Authenticating to AWS

Reaper uses Elasticsearch snapshots to archive your data, if requested. If you choose to archive your data to an AWS S3 bucket, your Chef Automate server (if using Chef Automate’s provided Elasticsearch service) or each of your Elasticsearch nodes (if you’re providing your own Elasticsearch service must be able to authenticate to S3.

Reaper supports three ways to authenticate:

  • Option 1: Assign an EC2 Instance Profile to each node running Elasticsearch that has permissions to read/write to your S3 bucket.
  • Option 2: Create an AWS Security Credentials file on the Chef Automate server in .aws/credentials inside the delivery user’s home directory.
  • Option 3: Specify the AWS Access Key ID and Security Key in the reaper configuration in /etc/delivery/delivery.rb.

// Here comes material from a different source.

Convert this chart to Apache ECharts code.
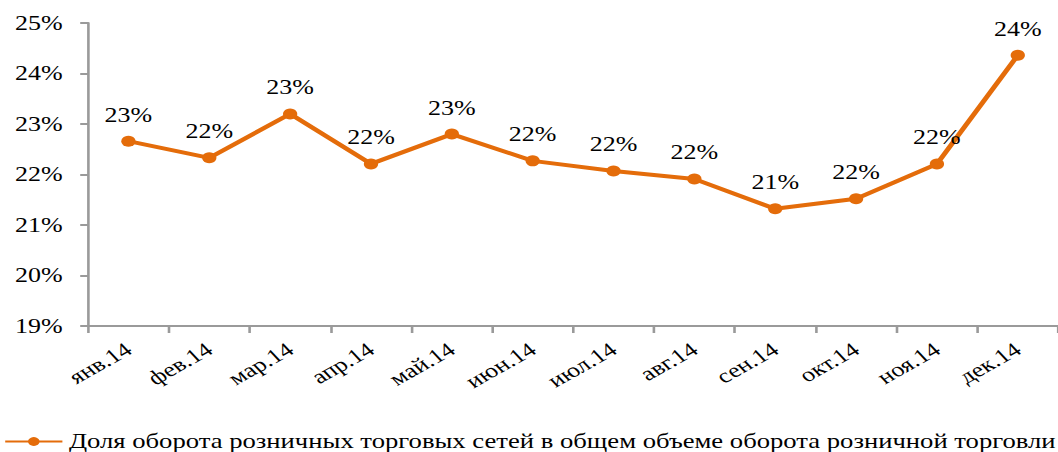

Option 1 is the preferred solution. This allows you to use AWS IAM best practices to control what nodes can access your S3 buckets and avoid needing to manage AWS credentials across multiple nodes. If EC2 Instance Profiles are not an option for you, Option 2 is the recommended solution.

Requirements if Using Your Own Elasticsearch Cluster

Using your own Elasticsearch cluster provides additional redundancy and performance to your Chef Automate installation. However, if you choose to enable and use Reaper, there are some aspects you need to be aware of:

  • We recommend that your Elasticsearch cluster is dedicated to Chef Automate. We absolutely support co-existing with other applications on your Elasticsearch cluster. However, if you use Reaper and have enabled evasive maneuvers, Reaper may delete more Visibility data than you wish if another co-existing application suddenly starts consuming large amounts of disk.

  • Filesystem Archiving: If you choose to enable archiving and choose to archive to the filessytem:

    • The filesystem path must exist on all of your Elasticsearch nodes, and
    • The filesystem path must be included in your Elasticsearch path.repo configuration parameter
  • S3 Archiving: If you choose to enable archiving and choose to archive to S3, you need to install the Elasticsearch AWS Cloud Plugin on all of your Elasticsearch nodes.